In 1906, in front of a 20,000-strong crowd at Kalgoorlie gold mine, Postle defeated Beauchamp Day, a champion Irish runner sponsored by promoter Rufus Naylor, in a seventy-five-yard spring.[4] Postle's 7.20-second time was a new world record, and his achievements attracted athlete Jack Todd who became Postle's coach.[1][4] He returned to the event a year later in 1907 and, being beaten in the semi-final unexpectedly by J. Condon, immediately proceeded to jump the perimeter fence and run to a local bookmakers to place money on Condon winning the final, an event which passed into folklore and is remembered often in Australian sprinting.[13]
In 1908, at Durban Postle ran fifty yards in 5.20 seconds, another record, and later the same year he set yet another world record, running sixty yards in 6.1 seconds.[4] His defeat of Bill Growcott in England, and his trademark crimson running gear, earned him the nicknames 'The Mighty Postle' and 'The Crimson Flash'.[1][4] The Albany Advertiser recalled in 1937 that "he was always smartly attired in bright red silk singlet and knickers" which led to the latter moniker.[14] He also opted to use a number of emblems to represent his nationality, in an era before standardised colours and emblems were used by Australian sportsmen. In addition to his crimson vest he wore green shorts with gold trim, and his shirt had an emu and a kangaroo, one on each breast.[15]
As Postle's notoriety grew, a rivalry began between Jack Donaldson – a prolific Australian sprinter nicknamed 'Blue Streak' – and himself. Postle and American runner Charles Holway challenged Donaldson to a race at Johannesburg in February 1910 to decide who would be crowned World Champion over a one-hundred yard sprint. Though Postle began quickest, he was overtaken by Donaldson at eighty yards and the latter was victorious by 2.4 yards.[4] Postle and Donaldson continued their rivalry, with the former dominating shorter sprints and the latter commanding the one-hundred yard runs – aside from on one occasion in 1912 when Postle defeated his rival in runs of seventy-five, one-hundred and fifty and two-hundred yard springs, setting new world records for the latter.[1] Their record head-to-head would eventually lie at 15:6 in favour of Donaldson.[4] Postle would also rival with Holway himself, and challenged him to several head-to-head races during his career.[16]

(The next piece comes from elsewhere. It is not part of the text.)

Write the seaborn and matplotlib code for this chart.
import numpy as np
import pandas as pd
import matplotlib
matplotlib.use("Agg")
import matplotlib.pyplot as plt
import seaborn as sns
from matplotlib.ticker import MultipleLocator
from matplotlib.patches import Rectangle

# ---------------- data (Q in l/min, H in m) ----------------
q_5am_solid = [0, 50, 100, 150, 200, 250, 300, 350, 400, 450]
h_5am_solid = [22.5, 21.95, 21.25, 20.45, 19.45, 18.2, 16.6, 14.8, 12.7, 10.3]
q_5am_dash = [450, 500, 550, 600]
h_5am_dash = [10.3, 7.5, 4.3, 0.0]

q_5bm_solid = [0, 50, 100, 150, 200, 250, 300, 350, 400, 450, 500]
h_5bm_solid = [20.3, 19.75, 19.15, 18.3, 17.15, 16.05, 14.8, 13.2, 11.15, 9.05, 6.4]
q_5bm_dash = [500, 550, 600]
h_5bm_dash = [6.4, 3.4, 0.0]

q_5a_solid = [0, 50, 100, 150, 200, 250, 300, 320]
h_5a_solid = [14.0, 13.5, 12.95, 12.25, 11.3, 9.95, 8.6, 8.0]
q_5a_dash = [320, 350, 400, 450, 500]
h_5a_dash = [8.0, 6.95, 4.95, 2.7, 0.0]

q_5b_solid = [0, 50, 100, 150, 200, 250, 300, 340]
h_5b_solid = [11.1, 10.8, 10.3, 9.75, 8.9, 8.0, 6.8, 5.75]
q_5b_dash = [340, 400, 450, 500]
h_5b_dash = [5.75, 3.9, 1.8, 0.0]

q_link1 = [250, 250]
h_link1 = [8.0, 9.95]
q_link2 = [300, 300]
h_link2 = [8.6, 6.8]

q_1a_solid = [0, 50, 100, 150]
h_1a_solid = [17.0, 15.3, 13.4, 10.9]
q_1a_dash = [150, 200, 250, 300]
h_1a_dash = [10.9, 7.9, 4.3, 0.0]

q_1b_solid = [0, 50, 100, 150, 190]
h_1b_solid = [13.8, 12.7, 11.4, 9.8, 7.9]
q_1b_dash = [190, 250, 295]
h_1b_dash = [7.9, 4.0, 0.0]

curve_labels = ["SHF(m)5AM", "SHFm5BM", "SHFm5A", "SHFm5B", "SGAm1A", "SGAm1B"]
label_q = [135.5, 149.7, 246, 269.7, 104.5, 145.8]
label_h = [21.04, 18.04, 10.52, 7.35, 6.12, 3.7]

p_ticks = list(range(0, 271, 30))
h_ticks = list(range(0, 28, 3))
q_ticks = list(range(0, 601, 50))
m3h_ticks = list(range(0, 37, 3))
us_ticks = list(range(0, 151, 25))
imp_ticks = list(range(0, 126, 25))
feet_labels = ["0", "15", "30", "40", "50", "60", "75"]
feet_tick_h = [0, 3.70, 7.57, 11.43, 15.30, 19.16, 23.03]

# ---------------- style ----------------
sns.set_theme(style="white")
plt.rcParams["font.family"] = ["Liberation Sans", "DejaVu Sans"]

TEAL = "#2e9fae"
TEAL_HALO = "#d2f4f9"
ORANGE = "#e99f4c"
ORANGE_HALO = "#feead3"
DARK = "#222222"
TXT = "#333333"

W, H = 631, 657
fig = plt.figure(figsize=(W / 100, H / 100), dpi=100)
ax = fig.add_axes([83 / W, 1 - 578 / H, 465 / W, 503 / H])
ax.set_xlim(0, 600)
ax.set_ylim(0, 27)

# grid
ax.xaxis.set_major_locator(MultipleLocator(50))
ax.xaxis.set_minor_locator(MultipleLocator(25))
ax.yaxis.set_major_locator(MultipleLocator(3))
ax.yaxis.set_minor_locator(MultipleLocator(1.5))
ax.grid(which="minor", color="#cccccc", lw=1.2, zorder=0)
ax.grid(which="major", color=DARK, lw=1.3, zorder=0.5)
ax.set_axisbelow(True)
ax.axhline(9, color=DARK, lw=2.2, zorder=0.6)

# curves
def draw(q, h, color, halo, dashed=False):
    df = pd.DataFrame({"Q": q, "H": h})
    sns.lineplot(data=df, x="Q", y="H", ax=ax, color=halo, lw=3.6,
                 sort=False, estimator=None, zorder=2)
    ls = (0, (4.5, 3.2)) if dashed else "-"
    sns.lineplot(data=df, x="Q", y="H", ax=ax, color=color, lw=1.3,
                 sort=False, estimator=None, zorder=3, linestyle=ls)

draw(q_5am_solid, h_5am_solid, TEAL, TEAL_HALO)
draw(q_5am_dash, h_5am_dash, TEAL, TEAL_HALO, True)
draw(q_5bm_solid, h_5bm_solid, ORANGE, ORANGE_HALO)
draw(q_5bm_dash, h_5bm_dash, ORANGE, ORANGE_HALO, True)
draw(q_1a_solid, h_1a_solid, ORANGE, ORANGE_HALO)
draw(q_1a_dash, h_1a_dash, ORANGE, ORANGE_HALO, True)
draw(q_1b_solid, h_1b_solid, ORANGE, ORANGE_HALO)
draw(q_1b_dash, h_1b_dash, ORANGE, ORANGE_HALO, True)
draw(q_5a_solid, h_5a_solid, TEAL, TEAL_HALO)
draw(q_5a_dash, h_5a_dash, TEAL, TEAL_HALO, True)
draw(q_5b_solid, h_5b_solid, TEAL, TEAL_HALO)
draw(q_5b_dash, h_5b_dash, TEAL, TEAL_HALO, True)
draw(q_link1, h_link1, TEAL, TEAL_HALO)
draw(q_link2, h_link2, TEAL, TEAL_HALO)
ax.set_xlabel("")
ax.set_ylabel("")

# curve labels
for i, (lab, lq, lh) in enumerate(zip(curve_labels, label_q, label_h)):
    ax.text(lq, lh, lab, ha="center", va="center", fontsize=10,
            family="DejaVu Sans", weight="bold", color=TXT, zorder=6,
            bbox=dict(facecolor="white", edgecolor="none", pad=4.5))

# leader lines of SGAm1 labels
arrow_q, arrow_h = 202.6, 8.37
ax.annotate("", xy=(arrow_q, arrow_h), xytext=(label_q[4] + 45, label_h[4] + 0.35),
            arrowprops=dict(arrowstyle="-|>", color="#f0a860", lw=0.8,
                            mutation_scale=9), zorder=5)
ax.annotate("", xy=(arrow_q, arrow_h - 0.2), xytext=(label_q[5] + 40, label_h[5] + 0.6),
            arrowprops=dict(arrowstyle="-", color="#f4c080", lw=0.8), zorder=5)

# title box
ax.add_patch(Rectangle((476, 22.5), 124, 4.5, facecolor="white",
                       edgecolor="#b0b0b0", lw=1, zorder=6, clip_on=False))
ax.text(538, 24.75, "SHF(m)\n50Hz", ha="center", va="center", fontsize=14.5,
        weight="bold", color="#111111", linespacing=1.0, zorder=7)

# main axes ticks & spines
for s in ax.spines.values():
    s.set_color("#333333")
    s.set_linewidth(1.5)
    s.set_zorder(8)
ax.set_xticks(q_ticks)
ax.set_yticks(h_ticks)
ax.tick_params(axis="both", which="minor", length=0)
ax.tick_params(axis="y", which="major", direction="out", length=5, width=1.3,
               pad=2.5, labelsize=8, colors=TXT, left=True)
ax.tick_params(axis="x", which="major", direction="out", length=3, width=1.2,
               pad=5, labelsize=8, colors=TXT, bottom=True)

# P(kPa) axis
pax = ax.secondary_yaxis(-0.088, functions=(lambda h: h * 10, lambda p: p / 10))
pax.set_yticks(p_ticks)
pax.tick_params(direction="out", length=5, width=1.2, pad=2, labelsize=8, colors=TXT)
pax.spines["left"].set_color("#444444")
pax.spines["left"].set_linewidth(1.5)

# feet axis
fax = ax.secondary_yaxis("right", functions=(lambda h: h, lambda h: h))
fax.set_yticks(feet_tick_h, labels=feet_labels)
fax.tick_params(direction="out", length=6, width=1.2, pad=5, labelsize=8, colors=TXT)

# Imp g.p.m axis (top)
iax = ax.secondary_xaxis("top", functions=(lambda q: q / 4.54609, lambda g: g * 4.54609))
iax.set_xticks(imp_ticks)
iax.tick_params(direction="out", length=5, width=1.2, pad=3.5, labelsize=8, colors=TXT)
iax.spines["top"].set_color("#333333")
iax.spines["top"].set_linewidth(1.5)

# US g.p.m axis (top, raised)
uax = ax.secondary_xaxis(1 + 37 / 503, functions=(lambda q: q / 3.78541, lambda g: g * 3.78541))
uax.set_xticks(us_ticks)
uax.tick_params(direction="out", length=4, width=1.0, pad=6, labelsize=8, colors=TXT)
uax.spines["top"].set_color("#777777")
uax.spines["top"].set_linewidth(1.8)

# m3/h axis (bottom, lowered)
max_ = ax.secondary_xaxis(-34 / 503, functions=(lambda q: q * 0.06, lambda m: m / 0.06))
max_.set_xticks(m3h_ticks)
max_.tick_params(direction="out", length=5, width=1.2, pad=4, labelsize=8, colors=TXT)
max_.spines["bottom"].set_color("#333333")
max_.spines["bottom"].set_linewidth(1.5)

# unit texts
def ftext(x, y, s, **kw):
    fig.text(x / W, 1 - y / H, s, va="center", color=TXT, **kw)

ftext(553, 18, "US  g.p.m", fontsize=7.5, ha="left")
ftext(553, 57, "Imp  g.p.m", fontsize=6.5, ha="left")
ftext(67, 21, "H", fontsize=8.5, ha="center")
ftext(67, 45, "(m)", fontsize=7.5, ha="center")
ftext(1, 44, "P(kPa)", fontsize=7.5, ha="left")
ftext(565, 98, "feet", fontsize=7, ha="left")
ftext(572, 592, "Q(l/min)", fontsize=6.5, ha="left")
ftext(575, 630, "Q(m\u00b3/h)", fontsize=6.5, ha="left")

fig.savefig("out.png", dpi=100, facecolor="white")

In October 1912, Postle married an Englishwoman, Edna Leadbeater, in Lancashire, England.[1] Leadbeater was the sister-in-law of Postle's old coach, Todd.[4] The couple would go on to have four children.[1]

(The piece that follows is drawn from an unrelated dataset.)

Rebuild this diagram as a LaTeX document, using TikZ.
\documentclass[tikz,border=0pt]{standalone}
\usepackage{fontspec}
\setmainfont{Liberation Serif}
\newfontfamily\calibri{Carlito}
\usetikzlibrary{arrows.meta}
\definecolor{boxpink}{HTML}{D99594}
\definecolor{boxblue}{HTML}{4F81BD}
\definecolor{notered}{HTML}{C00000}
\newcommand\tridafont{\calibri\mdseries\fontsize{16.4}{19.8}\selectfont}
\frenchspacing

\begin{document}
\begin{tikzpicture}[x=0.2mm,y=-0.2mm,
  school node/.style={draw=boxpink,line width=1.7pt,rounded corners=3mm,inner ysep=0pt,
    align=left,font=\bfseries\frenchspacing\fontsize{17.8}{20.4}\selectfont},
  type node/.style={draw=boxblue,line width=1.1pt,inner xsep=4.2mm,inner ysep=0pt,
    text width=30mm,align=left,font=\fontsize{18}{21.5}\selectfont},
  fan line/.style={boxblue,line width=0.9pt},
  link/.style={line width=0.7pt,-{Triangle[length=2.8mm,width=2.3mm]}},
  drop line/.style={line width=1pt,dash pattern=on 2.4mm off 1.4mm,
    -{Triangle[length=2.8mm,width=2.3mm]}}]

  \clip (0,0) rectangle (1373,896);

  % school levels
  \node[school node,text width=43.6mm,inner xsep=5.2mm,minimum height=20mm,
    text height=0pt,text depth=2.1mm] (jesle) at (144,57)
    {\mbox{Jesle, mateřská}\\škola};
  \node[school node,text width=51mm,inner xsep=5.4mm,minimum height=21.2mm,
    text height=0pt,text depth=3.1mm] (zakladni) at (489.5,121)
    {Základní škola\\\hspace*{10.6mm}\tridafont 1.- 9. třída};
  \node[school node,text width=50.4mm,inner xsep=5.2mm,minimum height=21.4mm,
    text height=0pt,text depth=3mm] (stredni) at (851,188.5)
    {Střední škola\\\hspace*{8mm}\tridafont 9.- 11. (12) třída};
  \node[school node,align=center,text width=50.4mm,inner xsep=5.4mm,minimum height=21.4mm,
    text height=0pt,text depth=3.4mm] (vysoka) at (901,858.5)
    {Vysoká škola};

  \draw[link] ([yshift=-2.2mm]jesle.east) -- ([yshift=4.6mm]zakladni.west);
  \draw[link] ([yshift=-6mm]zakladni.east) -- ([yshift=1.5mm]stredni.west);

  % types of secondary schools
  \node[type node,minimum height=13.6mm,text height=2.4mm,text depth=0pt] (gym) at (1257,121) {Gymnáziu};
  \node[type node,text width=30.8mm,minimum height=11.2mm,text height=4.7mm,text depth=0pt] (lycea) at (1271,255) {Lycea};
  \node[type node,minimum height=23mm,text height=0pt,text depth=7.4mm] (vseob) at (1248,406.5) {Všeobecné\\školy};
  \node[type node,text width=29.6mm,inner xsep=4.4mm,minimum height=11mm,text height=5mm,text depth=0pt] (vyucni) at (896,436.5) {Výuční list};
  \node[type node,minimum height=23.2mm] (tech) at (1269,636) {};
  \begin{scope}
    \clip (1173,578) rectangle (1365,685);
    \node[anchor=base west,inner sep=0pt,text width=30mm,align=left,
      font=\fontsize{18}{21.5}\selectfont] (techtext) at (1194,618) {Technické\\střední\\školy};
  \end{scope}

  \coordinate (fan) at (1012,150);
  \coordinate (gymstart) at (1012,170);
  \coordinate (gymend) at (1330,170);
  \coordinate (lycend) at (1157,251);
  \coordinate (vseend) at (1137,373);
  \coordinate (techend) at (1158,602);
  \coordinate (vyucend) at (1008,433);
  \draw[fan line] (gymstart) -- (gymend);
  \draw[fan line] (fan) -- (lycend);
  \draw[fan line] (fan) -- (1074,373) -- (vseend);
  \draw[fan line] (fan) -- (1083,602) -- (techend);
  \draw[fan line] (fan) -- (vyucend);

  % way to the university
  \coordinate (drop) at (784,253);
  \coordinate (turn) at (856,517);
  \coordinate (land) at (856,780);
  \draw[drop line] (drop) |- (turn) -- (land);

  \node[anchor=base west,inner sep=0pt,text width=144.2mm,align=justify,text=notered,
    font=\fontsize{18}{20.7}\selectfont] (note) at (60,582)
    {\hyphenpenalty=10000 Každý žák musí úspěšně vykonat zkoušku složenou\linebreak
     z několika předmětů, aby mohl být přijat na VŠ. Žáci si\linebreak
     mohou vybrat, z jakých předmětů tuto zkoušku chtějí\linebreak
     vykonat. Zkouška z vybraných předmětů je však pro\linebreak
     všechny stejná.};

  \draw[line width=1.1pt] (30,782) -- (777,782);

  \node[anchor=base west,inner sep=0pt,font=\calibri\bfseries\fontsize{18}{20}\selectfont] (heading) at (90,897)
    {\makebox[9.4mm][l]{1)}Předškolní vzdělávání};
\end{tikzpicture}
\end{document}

After retiring from running in 1913, Postle owned an auctioneering business in Memerambi, ran a running-shoe shop,[9] and then traded second-hand goods in Gympie. He failed as a trader in the markets of South Brisbane and became a farmer in Coopers Plains. Through the 1930s he published his autobiography, The Crimson Flash, in weekly instalments in The Sporting Globe, a Melbourne newspaper. The pieces would go on to be collated into a published autobiography edited by Gary Parker in 1995.[8]

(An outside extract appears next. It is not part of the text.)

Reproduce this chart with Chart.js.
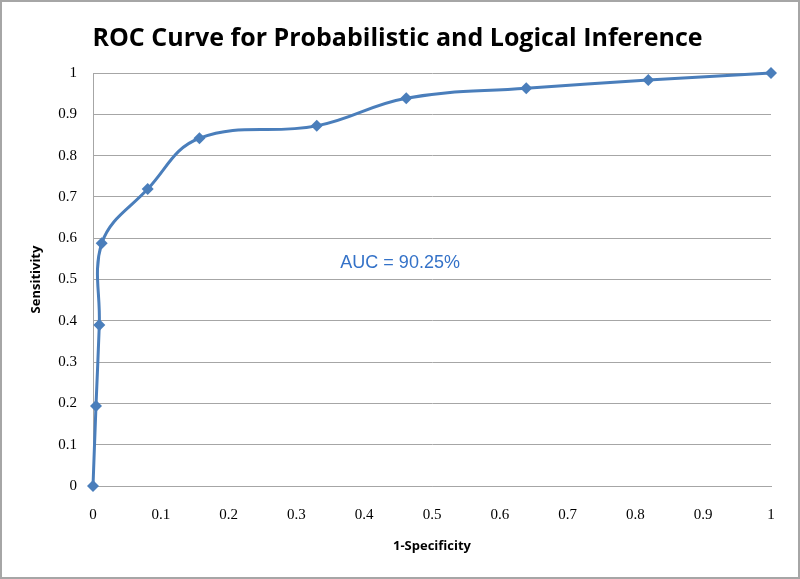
<!DOCTYPE html>
<html>
<head>
<meta charset="utf-8">
<script src="https://cdn.jsdelivr.net/npm/chart.js@4"></script>
<style>
  html, body { margin: 0; padding: 0; background: #fff; }
  #wrap { width: 800px; height: 579px; position: relative; }
</style>
</head>
<body>
<div id="wrap"><canvas id="c" width="800" height="579"></canvas></div>
<script>
// ---- data ----
const fpr = [0, 0.0044, 0.0093, 0.0128, 0.0807, 0.157, 0.33, 0.462, 0.639, 0.819, 1];
const tpr = [0, 0.194, 0.39, 0.588, 0.719, 0.842, 0.872, 0.939, 0.963, 0.983, 1];
const tickLabels = ['0', '0.1', '0.2', '0.3', '0.4', '0.5', '0.6', '0.7', '0.8', '0.9', '1'];
const chartTitle = 'ROC Curve for Probabilistic and Logical Inference';
const xTitle = '1-Specificity';
const yTitle = 'Sensitivity';
const aucText = 'AUC = 90.25%';
const aucPos = [0.453, 0.54];

const points = fpr.map((x, i) => ({ x: x, y: tpr[i] }));
const lbl = v => tickLabels[Math.round(v * 10)] ?? '';

const extras = {
  id: 'extras',
  afterDraw(chart) {
    const ctx = chart.ctx;
    const xs = chart.scales.x, ys = chart.scales.y;
    ctx.save();
    ctx.font = '18px "Liberation Sans", Arial, sans-serif';
    ctx.fillStyle = '#3472c8';
    ctx.textAlign = 'center';
    ctx.textBaseline = 'middle';
    ctx.fillText(aucText, xs.getPixelForValue(aucPos[0]), ys.getPixelForValue(aucPos[1]));
    ctx.strokeStyle = '#a6a6a6';
    ctx.lineWidth = 2;
    ctx.strokeRect(1, 1, chart.width - 2, chart.height - 2);
    ctx.restore();
  }
};

new Chart(document.getElementById('c'), {
  type: 'scatter',
  data: {
    datasets: [{
      data: points,
      showLine: true,
      clip: false,
      borderColor: '#4a7ebb',
      backgroundColor: '#4a7ebb',
      borderWidth: 3,
      tension: 0.4,
      pointStyle: 'rectRot',
      pointRadius: 6,
      pointHoverRadius: 6,
      pointBorderWidth: 0
    }]
  },
  options: {
    responsive: false,
    animation: false,
    devicePixelRatio: 1,
    layout: { padding: { left: 24, right: 29, top: 0, bottom: 21 } },
    plugins: {
      legend: { display: false },
      tooltip: { enabled: false },
      title: {
        display: true,
        text: chartTitle,
        color: '#000',
        font: { family: '"Open Sans", sans-serif', size: 25, weight: 'bold', lineHeight: 1.2 },
        padding: { top: 24, bottom: 19 }
      }
    },
    scales: {
      x: {
        type: 'linear', min: 0, max: 1,
        ticks: { stepSize: 0.1, callback: lbl, color: '#000', padding: 20,
                 font: { family: '"Liberation Serif", "DejaVu Serif", serif', size: 15 }, maxRotation: 0 },
        grid: { display: false, drawTicks: false },
        border: { display: true, color: '#a6a6a6', width: 1 },
        title: { display: true, text: xTitle, color: '#000',
                 font: { family: '"Open Sans", sans-serif', size: 13, weight: 'bold' }, padding: { top: 14 } },
        afterFit(s) { s.height = 72; }
      },
      y: {
        type: 'linear', min: 0, max: 1,
        ticks: { stepSize: 0.1, callback: lbl, color: '#000', padding: 16,
                 font: { family: '"Liberation Serif", "DejaVu Serif", serif', size: 15 } },
        grid: { color: '#a6a6a6', lineWidth: 1, drawTicks: false },
        border: { display: true, color: '#a6a6a6', width: 1 },
        title: { display: true, text: yTitle, color: '#000',
                 font: { family: '"Open Sans", sans-serif', size: 13, weight: 'bold' } },
        afterFit(s) { s.width = 69; }
      }
    }
  },
  plugins: [extras]
});
</script>
</body>
</html>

His mother died in 1937, and his father twelve months later.[10] During the Second World War he sold the farm and retired to Wynnum, though he continued to coach runners well into the 1950s.[5] He was still a regular at local running tracks, sharing his expertise with young runners. He coached Norma Croker, later an Olympic gold medal winner.[9] He fell ill on 21 April 1965 and died in an ambulance.[1] Streets in Brisbane and Canberra were named after him, as is a seventy-meter sprint run every year at Stawell Gift in his honour.[9] He was inducted into the Sports Australia Hall of Fame in 1985.[17]